Where shall this cease? must crosiers fall,
Shrines suffer touch profane,
Till, cast without His vineyard wall,
The Heaven-sent Heir is slain?
(Palermo. June 11, 1833)
In the last three stanzas, Newman’s depiction of forces hostile to the Church as “feverish” hint at his own near deadly fever which he suffered on this sea voyage. The illness within the Church is a similar affliction that can cause death, but the death of souls. He then observes the lax reverence of even the holiest day, Sunday, a mere one hour for God is too much of a sacrifice! How this rings true in our time, when so many Catholics no longer attend Sunday Mass, apparently ignorant that this constitutes a mortal sin. But what does this have to do with the title of the poem, “External Religion?” We can turn to one of Newman’s sermons for clarification.
In “Offerings of the Sanctuary” (Parochial and Plain Sermons, vol. 6, no. 21), he writes:
“Belief is not enough; we must confess. Nor must we confess with our mouth only; but by word and by deed, by speech and by silence, by doing and by not doing, by walk and conversation, when in company and when alone, in time and in place, when we labour and when we rest, when we lie down and when we rise up, in youth and in age, in life and in death,—and, in like manner, in the world and in Church. Now, to adorn the worship of God our Saviour, to make the beauty of holiness visible, to bring offerings to the Sanctuary, to be curious in architecture, and reverent in ceremonies,—all this external religion is a sort of profession and confession; it is nothing but what is natural, nothing but what is consistent, in those who are cultivating the life of religion within . . . “ (303-04).

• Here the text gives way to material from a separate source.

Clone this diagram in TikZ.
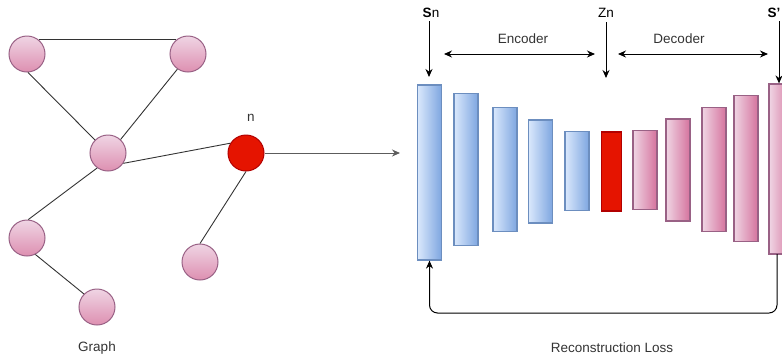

Religion is more than just an abstraction, – it is a lived reality. There must be outward manifestations of our Christianity. Newman considered this outward manifestation of external religion to be a reflection of the inward principle of grace moving the soul.
As one popular evangelist has put it, “If you were put on trial for the crime of being a Christian, would there be enough evidence to convict you?” Let our external religion be enough to convict those around us, that Jesus is Lord and Savior. Jesus, the heir to the Kingdom, was cast out. We must rise from our slumber to meet Him, and worship Him as the King He is. For we, as in the last line in this poem, do not want to be cast out of the vineyard on that last day, but join those saints and martyrs in heaven who helped establish the early church.